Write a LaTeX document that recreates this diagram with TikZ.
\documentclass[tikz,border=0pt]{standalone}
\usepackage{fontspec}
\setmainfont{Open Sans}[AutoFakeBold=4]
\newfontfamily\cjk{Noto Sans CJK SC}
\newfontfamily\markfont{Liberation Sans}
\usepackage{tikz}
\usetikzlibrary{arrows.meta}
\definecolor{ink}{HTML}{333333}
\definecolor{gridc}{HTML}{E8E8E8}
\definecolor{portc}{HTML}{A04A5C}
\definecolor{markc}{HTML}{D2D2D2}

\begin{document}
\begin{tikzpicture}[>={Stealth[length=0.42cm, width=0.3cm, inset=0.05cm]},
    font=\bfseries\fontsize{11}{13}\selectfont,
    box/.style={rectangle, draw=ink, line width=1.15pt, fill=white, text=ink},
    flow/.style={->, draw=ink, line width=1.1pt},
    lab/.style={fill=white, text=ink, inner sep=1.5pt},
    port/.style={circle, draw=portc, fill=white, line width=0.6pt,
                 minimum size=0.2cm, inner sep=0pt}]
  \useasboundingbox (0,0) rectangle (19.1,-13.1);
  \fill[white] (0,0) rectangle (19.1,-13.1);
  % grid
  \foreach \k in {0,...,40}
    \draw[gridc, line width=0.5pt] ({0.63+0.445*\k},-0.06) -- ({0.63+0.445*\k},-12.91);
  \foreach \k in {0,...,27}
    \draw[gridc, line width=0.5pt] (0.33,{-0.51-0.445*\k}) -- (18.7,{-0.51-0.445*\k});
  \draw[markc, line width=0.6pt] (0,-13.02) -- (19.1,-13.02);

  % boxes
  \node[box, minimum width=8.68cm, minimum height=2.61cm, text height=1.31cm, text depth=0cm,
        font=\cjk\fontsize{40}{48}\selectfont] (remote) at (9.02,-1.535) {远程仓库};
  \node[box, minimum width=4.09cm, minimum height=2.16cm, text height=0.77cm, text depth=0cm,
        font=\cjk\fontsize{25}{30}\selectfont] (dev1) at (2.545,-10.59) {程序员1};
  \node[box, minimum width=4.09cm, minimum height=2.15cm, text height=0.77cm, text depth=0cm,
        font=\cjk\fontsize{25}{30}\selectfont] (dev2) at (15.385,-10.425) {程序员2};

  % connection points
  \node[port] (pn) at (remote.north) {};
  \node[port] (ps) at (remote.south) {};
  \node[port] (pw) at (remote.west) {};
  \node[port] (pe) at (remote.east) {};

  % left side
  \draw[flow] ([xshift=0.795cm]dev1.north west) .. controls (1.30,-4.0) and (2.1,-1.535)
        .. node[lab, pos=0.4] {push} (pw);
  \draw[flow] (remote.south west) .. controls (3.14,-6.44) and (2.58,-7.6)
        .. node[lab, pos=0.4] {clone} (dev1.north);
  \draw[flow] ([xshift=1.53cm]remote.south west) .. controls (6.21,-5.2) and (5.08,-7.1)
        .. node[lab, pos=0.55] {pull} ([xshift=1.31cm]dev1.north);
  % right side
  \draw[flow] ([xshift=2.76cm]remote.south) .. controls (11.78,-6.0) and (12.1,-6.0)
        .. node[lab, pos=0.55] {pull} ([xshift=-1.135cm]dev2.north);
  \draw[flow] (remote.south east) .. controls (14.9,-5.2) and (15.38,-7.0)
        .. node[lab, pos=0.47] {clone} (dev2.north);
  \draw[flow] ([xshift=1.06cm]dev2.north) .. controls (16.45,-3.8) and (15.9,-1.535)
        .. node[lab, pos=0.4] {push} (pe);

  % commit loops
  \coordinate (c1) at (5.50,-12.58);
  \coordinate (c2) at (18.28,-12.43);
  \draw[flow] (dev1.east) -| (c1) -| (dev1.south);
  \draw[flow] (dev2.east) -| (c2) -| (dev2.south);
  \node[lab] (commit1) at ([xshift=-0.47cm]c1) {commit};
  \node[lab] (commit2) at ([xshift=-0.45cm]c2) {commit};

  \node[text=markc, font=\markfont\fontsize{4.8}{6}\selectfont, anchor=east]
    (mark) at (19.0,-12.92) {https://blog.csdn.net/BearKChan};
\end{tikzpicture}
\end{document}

Work required:
Repeat the data verbatim.

Correct answer:
Write a LaTeX document that recreates this diagram with TikZ.
\documentclass[tikz,border=0pt]{standalone}
\usepackage{fontspec}
\setmainfont{Open Sans}[AutoFakeBold=4]
\newfontfamily\cjk{Noto Sans CJK SC}
\newfontfamily\markfont{Liberation Sans}
\usepackage{tikz}
\usetikzlibrary{arrows.meta}
\definecolor{ink}{HTML}{333333}
\definecolor{gridc}{HTML}{E8E8E8}
\definecolor{portc}{HTML}{A04A5C}
\definecolor{markc}{HTML}{D2D2D2}

\begin{document}
\begin{tikzpicture}[>={Stealth[length=0.42cm, width=0.3cm, inset=0.05cm]},
    font=\bfseries\fontsize{11}{13}\selectfont,
    box/.style={rectangle, draw=ink, line width=1.15pt, fill=white, text=ink},
    flow/.style={->, draw=ink, line width=1.1pt},
    lab/.style={fill=white, text=ink, inner sep=1.5pt},
    port/.style={circle, draw=portc, fill=white, line width=0.6pt,
                 minimum size=0.2cm, inner sep=0pt}]
  \useasboundingbox (0,0) rectangle (19.1,-13.1);
  \fill[white] (0,0) rectangle (19.1,-13.1);
  % grid
  \foreach \k in {0,...,40}
    \draw[gridc, line width=0.5pt] ({0.63+0.445*\k},-0.06) -- ({0.63+0.445*\k},-12.91);
  \foreach \k in {0,...,27}
    \draw[gridc, line width=0.5pt] (0.33,{-0.51-0.445*\k}) -- (18.7,{-0.51-0.445*\k});
  \draw[markc, line width=0.6pt] (0,-13.02) -- (19.1,-13.02);

  % boxes
  \node[box, minimum width=8.68cm, minimum height=2.61cm, text height=1.31cm, text depth=0cm,
        font=\cjk\fontsize{40}{48}\selectfont] (remote) at (9.02,-1.535) {远程仓库};
  \node[box, minimum width=4.09cm, minimum height=2.16cm, text height=0.77cm, text depth=0cm,
        font=\cjk\fontsize{25}{30}\selectfont] (dev1) at (2.545,-10.59) {程序员1};
  \node[box, minimum width=4.09cm, minimum height=2.15cm, text height=0.77cm, text depth=0cm,
        font=\cjk\fontsize{25}{30}\selectfont] (dev2) at (15.385,-10.425) {程序员2};

  % connection points
  \node[port] (pn) at (remote.north) {};
  \node[port] (ps) at (remote.south) {};
  \node[port] (pw) at (remote.west) {};
  \node[port] (pe) at (remote.east) {};

  % left side
  \draw[flow] ([xshift=0.795cm]dev1.north west) .. controls (1.30,-4.0) and (2.1,-1.535)
        .. node[lab, pos=0.4] {push} (pw);
  \draw[flow] (remote.south west) .. controls (3.14,-6.44) and (2.58,-7.6)
        .. node[lab, pos=0.4] {clone} (dev1.north);
  \draw[flow] ([xshift=1.53cm]remote.south west) .. controls (6.21,-5.2) and (5.08,-7.1)
        .. node[lab, pos=0.55] {pull} ([xshift=1.31cm]dev1.north);
  % right side
  \draw[flow] ([xshift=2.76cm]remote.south) .. controls (11.78,-6.0) and (12.1,-6.0)
        .. node[lab, pos=0.55] {pull} ([xshift=-1.135cm]dev2.north);
  \draw[flow] (remote.south east) .. controls (14.9,-5.2) and (15.38,-7.0)
        .. node[lab, pos=0.47] {clone} (dev2.north);
  \draw[flow] ([xshift=1.06cm]dev2.north) .. controls (16.45,-3.8) and (15.9,-1.535)
        .. node[lab, pos=0.4] {push} (pe);

  % commit loops
  \coordinate (c1) at (5.50,-12.58);
  \coordinate (c2) at (18.28,-12.43);
  \draw[flow] (dev1.east) -| (c1) -| (dev1.south);
  \draw[flow] (dev2.east) -| (c2) -| (dev2.south);
  \node[lab] (commit1) at ([xshift=-0.47cm]c1) {commit};
  \node[lab] (commit2) at ([xshift=-0.45cm]c2) {commit};

  \node[text=markc, font=\markfont\fontsize{4.8}{6}\selectfont, anchor=east]
    (mark) at (19.0,-12.92) {https://blog.csdn.net/BearKChan};
\end{tikzpicture}
\end{document}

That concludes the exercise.